• WHAT TO PRODUCE
Find the lines holding the string "chart" in the data, then copy all of them.

#### SOURCE DATA ####

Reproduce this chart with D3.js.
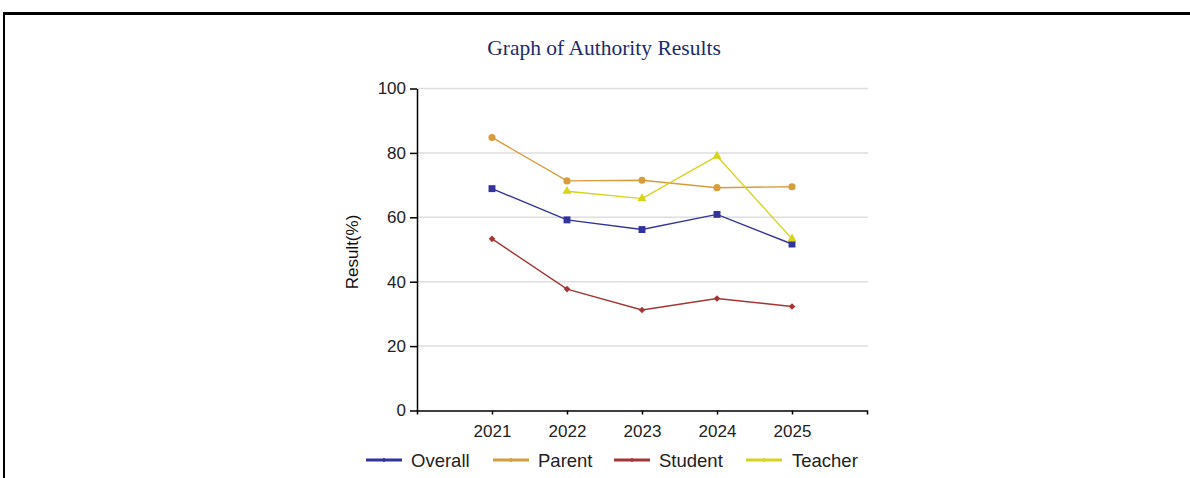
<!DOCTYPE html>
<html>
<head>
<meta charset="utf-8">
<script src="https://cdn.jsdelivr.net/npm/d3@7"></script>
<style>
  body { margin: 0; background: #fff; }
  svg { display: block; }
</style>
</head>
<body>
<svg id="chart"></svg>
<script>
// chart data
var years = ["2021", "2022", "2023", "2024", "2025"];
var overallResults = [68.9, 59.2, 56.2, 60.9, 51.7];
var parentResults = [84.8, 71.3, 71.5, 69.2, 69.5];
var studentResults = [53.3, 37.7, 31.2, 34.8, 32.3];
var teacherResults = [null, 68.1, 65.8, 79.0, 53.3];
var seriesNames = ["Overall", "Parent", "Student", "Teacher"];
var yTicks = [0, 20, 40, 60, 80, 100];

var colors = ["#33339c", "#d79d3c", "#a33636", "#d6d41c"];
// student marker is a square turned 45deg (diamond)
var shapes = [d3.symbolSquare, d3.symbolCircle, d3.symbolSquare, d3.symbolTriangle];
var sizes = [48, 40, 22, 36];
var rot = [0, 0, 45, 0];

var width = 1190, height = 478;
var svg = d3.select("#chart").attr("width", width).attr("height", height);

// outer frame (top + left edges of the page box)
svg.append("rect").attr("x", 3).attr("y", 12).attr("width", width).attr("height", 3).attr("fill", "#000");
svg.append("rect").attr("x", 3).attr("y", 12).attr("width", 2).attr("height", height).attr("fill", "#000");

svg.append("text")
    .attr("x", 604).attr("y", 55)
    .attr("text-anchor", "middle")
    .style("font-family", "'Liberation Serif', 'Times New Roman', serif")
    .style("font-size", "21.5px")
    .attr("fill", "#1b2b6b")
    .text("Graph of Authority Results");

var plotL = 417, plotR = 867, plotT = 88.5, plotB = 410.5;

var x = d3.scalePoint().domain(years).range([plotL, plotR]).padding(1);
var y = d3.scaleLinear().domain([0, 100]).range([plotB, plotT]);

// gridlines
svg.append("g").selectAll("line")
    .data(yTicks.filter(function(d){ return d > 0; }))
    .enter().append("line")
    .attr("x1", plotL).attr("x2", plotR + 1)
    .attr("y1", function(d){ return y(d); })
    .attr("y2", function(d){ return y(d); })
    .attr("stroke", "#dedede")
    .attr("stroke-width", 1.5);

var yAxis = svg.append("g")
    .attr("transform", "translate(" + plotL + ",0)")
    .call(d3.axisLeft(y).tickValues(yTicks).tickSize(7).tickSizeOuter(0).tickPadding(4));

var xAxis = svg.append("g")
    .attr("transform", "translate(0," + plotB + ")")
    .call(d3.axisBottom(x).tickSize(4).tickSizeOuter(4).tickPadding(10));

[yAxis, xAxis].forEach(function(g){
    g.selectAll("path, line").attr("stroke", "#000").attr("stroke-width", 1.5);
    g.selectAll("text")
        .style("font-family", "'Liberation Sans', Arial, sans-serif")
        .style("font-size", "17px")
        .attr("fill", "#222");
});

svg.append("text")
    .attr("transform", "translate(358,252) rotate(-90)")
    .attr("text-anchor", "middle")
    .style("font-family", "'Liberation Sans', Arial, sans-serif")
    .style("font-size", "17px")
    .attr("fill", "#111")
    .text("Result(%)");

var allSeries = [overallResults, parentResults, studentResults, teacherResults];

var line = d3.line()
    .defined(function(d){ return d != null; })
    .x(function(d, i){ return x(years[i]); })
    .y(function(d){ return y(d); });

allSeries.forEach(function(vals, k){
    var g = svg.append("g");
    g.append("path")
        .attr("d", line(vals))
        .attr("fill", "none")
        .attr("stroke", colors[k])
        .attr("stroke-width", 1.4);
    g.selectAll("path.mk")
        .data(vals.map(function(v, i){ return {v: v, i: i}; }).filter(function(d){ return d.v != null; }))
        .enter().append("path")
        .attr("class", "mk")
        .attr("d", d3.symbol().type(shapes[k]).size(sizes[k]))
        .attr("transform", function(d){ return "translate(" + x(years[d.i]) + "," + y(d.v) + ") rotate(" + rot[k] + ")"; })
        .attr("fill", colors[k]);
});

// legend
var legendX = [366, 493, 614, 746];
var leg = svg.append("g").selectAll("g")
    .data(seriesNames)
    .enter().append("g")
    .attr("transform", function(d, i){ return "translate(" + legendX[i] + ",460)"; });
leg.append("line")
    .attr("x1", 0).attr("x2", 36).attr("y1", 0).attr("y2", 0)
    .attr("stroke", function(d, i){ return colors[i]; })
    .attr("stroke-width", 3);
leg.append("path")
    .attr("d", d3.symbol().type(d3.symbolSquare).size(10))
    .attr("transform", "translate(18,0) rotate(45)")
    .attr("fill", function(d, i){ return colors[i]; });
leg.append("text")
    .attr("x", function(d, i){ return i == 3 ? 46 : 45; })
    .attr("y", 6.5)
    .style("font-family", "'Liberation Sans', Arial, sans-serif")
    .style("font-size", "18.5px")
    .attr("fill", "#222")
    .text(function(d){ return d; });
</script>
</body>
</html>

####

• SOLUTION TO THIS EXERCISE
Reproduce this chart with D3.js.
<svg id="chart"></svg>
// chart data
var svg = d3.select("#chart").attr("width", width).attr("height", height);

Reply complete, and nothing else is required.